El niño dudó. No le parecía muy divertido jugar a convertirse en aquella persona tan mayor. Pero jamás había rechazado un juego, y tenía tiempo mientras recorría el camino a casa.
–Bueno, juguemos un poco –claudicó.
–¿Qué te gustaría saber? –le preguntó su yo mayor.
–¿Cómo me va a ir? ¿Llegaré a ser astronauta? ¿Tengo muchos hijos? ¿Gano mucho dinero? ¿Dónde vivo? ¿Tengo un barco?…
–No tan rápido –se rio el mayor– . De una en una, por favor.
El anciano se vio entonces a sí mismo con doce años, una criatura inocente, equivocado en cuanto a la importancia de unas cosas frente a otras, infantil, con una vida fácil, sin preocupaciones, empezando a crear sus propias ilusiones, sus sueños. Un hermoso libro en blanco por escribir, una historia por vivir.
Después se imaginó como lo vería el niño. Su mirada inicial mostraba incredulidad, desencanto. Era lógico, normal ¿Quién se imagina siendo mayor? ¿Qué joven no saldría despavorido corriendo si el espejo le devolviese una imagen sesenta años mayor?
Porque los jóvenes no ven más allá de la superficie, no ven el interior de una persona, ni saben interpretar los ojos de un anciano. No aprecian lo que significa una arruga ni la ven como una cicatriz que poder lucir con orgullo. Sólo ven un recipiente caduco, viejo, desechable incluso, sin percatarse del bagaje, de la experiencia que atesora en su interior, de los conocimientos aprendidos, de la huella que ese ser ha dejado en su paso por el mundo.
¿Qué le cuento? Pensaba el anciano ¿Qué consejos le doy? Dudaba ¿Qué errores le digo que no cometa? ¿Qué aciertos debe repetir?
–La vida es un viaje –le dijo finalmente–. Habrá unos lugares que te gusten y otros que no. Momentos felices y otros más duros. Te podría contar muchas cosas, créeme, pero lo más hermoso del viaje es la sorpresa, el descubrimiento, la decisión, la equivocación, el aprendizaje.
El niño lo miraba serio. No esperaba aquel discurso. Él quería saberlo todo sobre su futuro, tantas cosas como fuese posible.
–Si te quito eso –continuó el otro–, te estaré privando de la parte que da sentido al viaje. Te estaré quitando lo más hermoso.
Volvió su mirada profunda hacia aquellos ojos inocentes, hacia aquel lienzo en blanco. Ya había decidido no contarle nada.
–No debes temer el futuro –terminó–. Luchar por lo que deseas es la esencia del ser humano. Hay piedras, nubes, días de sol, tropiezos y felicidad ahí delante. Sólo te dejo un consejo: disfruta de todo eso, de lo bueno y de lo menos bueno, y no dejes que nada ni nadie se interponga en tus metas.

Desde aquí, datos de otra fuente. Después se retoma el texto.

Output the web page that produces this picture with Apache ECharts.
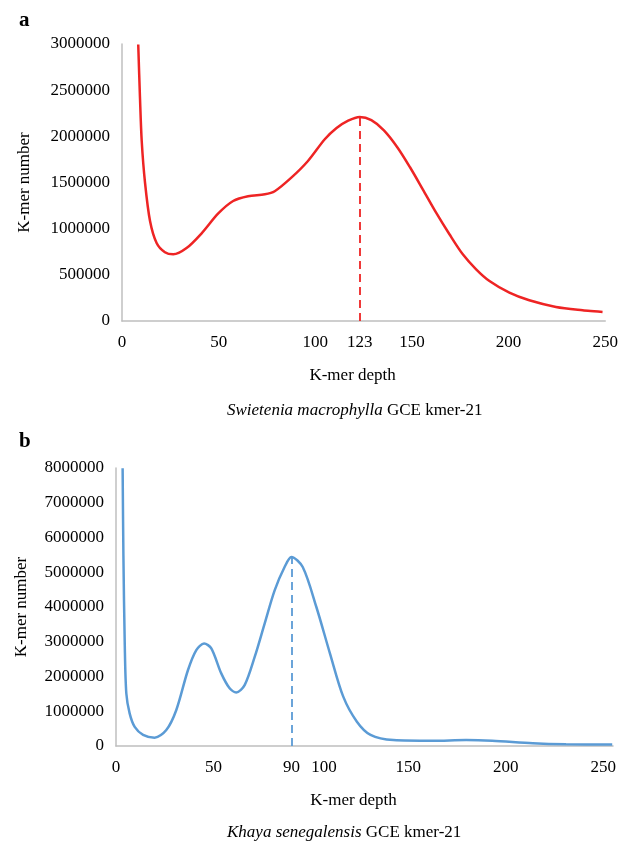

Al poco rato, el niño jugaba con los amigos del barrio en un parque cercano a su casa. El anciano lo observaba desde la distancia, sabiendo que había hecho bien en no desvelarle nada de lo que le aguardaba.
El niño, mientras tanto, se había ya olvidado del anciano y de la extraña conversación, afortunadamente.

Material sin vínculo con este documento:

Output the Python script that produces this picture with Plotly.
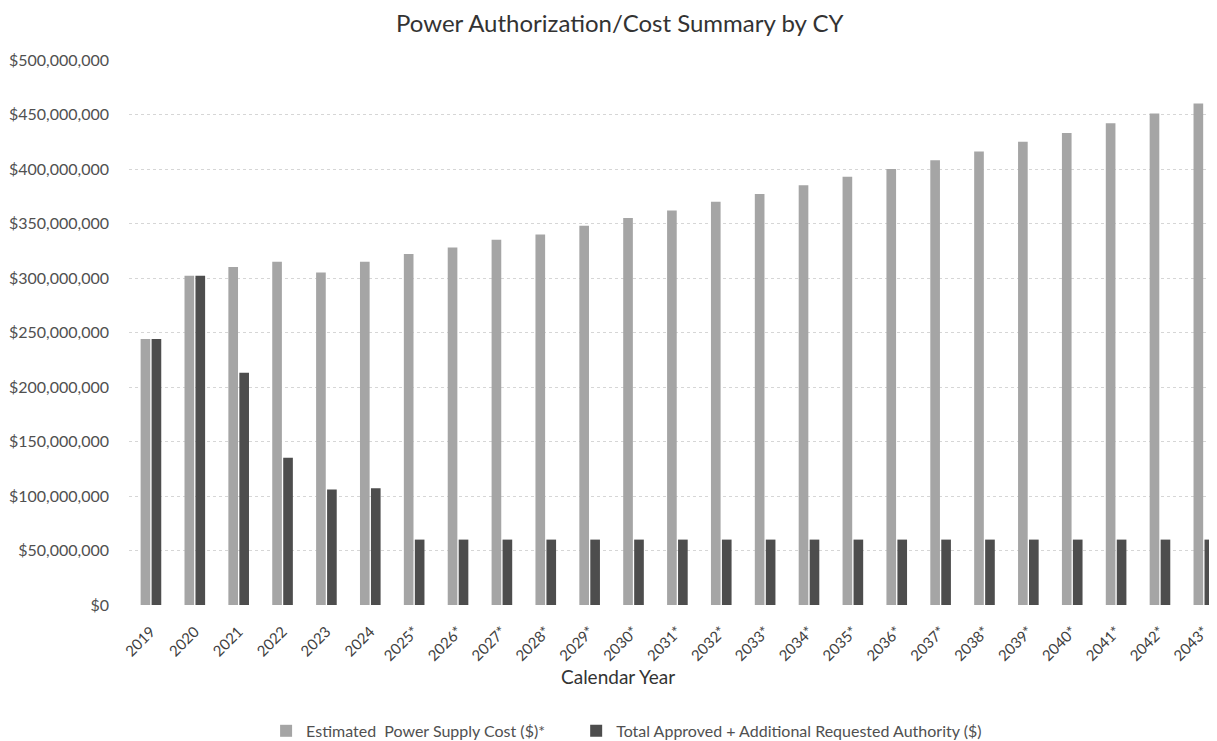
import plotly.graph_objects as go

years = ["2019", "2020", "2021", "2022", "2023", "2024", "2025*", "2026*", "2027*", "2028*",
         "2029*", "2030*", "2031*", "2032*", "2033*", "2034*", "2035*", "2036*", "2037*", "2038*",
         "2039*", "2040*", "2041*", "2042*", "2043*"]
estimated_cost = [244e6, 302e6, 310e6, 315e6, 305e6, 315e6, 322e6, 328e6, 335e6, 340e6,
                  348e6, 355e6, 362e6, 370e6, 377e6, 385e6, 393e6, 400e6, 408e6, 416e6,
                  425e6, 433e6, 442e6, 451e6, 460e6]
approved_authority = [244e6, 302e6, 213e6, 135e6, 106e6, 107e6, 60e6, 60e6, 60e6, 60e6,
                      60e6, 60e6, 60e6, 60e6, 60e6, 60e6, 60e6, 60e6, 60e6, 60e6,
                      60e6, 60e6, 60e6, 60e6, 60e6]
series_names = ["Estimated  Power Supply Cost ($)*",
                "Total Approved + Additional Requested Authority ($)"]
y_ticks = list(range(0, 500_000_001, 50_000_000))

FONT = "Lato, 'Open Sans', sans-serif"
W, H = 1209, 733  # page body has an 8px margin

fig = go.Figure()
fig.add_trace(go.Bar(x=years, y=estimated_cost, name=series_names[0], legend="legend",
                     marker=dict(color="#a5a5a5", line=dict(width=0))))
fig.add_trace(go.Bar(x=years, y=approved_authority, name=series_names[1], legend="legend2",
                     marker=dict(color="#4d4d4d", line=dict(width=0))))

legend_style = dict(orientation="h", xanchor="left", y=-0.231, yanchor="middle",
                    font=dict(family=FONT, size=16, color="#505050"),
                    itemwidth=30, bgcolor="rgba(0,0,0,0)")

fig.update_layout(
    width=W, height=H,
    margin=dict(l=121, r=0, t=52, b=136, autoexpand=False),
    paper_bgcolor="white", plot_bgcolor="white",
    font=dict(family=FONT, color="#505050", size=15),
    title=dict(text="Power Authorization/Cost Summary by CY", x=0.506, xanchor="center",
               y=1 - 16 / H, yanchor="middle",
               font=dict(family=FONT, size=24, color="#333333")),
    barmode="group", bargap=0.5, bargroupgap=0.12,
    showlegend=True,
    legend=dict(x=0.126, **legend_style),
    legend2=dict(x=0.411, **legend_style),
    xaxis=dict(tickangle=-45, showgrid=False, showline=False, ticks="", automargin=False,
               range=[-0.5, 24.3], ticklabelstandoff=14,
               tickfont=dict(family=FONT, size=15, color="#404040")),
    yaxis=dict(range=[0, 500e6], tickvals=y_ticks, tickformat="$,.0f", automargin=False,
               showgrid=True, gridcolor="#d6d6d6", griddash="dot", gridwidth=1,
               zeroline=False, showline=False, ticks="", ticklabelstandoff=19,
               tickfont=dict(family=FONT, size=16, color="#505050")),
    annotations=[dict(text="Calendar Year", xref="paper", yref="paper", x=0.449, y=-0.131,
                      xanchor="center", yanchor="middle", showarrow=False,
                      font=dict(family=FONT, size=19, color="#333333"))],
)

fig.write_html("out.html")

Si hay algo que tienen en común la infancia y la vejez, es el debilitamiento del ego. El niño sabe mucho (vivir con presencia), precisamente porque lleva poco tiempo «aquí». «Pero eres puro porque vienes de una estrella» El Principito. Y el anciano sabe también lo importante de la vida precisamente porque cuando el cuerpo se debilita y aparecen las grietas… se accede a otra fuente de fortaleza, más profunda y consistente. Es en la mitad de la vida (en la edad adulta) donde el ego está en todo su esplendor. Volviendo a tu nota, mejor no saber lo que nos depare la vida. Tenemos libre albedrío y ejercerlo con responsabilidad y consciencia, es el aprendizaje para el que hemos venido. Además, ¿que gracia tendría que nos regalen un libro y en el momento nos cuenten toda la trama? Disfrutemos de la lectura como protagonistas de nuestra vida. El Universo no da puntada sin hilo. Un abrazo.

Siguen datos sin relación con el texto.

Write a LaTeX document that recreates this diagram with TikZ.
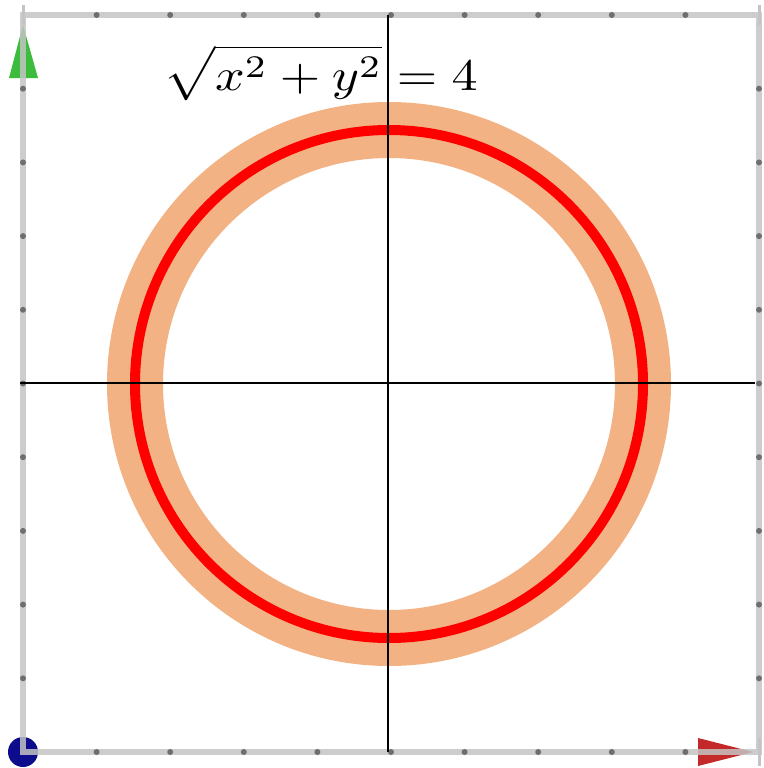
\documentclass[tikz,border=0pt]{standalone}
\usepackage{amsmath}
\usepackage{graphicx}
\definecolor{bandorange}{RGB}{243,178,131}
\definecolor{framegray}{RGB}{196,196,196}
\definecolor{tickgray}{RGB}{110,110,110}
\definecolor{arrowgreen}{RGB}{60,188,60}
\definecolor{arrowred}{RGB}{196,40,40}
\definecolor{originblue}{RGB}{12,12,140}
\tikzset{
  framestyle/.style={draw=framegray, line width=6pt},
  tickdot/.style={circle, fill=tickgray, inner sep=0pt, minimum size=6pt},
  axisstyle/.style={draw=black, line width=2.4pt},
}
\begin{document}
\begin{tikzpicture}[x=1pt,y=-1pt]
\useasboundingbox (0,0) rectangle (763,768);
% band and circle
\draw[bandorange, line width=56pt] (389,384) circle[radius=254];
\draw[red, line width=10pt] (389,384) circle[radius=254];
% corner markers
\fill[arrowgreen] (23,25) -- (38,78) -- (9,78) -- cycle;
\fill[arrowred] (753,752) -- (698,766) -- (698,738) -- cycle;
\fill[originblue] (23,752) circle[radius=15];
% frame
\coordinate (tl) at (23,15);
\coordinate (tr) at (759,15);
\coordinate (br) at (759,752);
\coordinate (bl) at (23,752);
\draw[framestyle, opacity=0.85] (tl) -- (tr) -- (br) -- (bl) -- cycle;
\draw[framegray, line width=3pt] (23,5) -- (23,25) (759,5) -- (759,25) (759,738) -- (759,766);
\foreach \i in {1,...,9}{
  \node[tickdot] at ({23+73.6*\i},15) {};
  \node[tickdot] at ({23+73.6*\i},752) {};
  \node[tickdot] at (23,{15+73.7*\i}) {};
  \node[tickdot] at (759,{15+73.7*\i}) {};
}
% axes
\coordinate (xl) at (20,383);
\coordinate (xr) at (755,383);
\coordinate (yt) at (388,15);
\coordinate (yb) at (388,752);
\draw[axisstyle] (xl) -- (xr);
\draw[axisstyle] (yt) -- (yb);
% label
\node[anchor=base west, inner sep=0pt] (eq) at (163,90) {\scalebox{5.2}[4.5]{$\displaystyle\sqrt{x^2+y^2}=4$}};
\end{tikzpicture}
\end{document}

Me alegra Beatriz ver que tampoco eres determinista y que prefieres ser la que decide y escribe su propia historia, acertando a veces y errando otras, pero sin atajos ni mapas previos. Eso demuestra que tienes fe ciega en tu criterio, en tu forma de avanzar en el tiempo y, aceptas las consecuencias como parte del proceso. Demuestra entereza. Muchas gracias por tu aportación.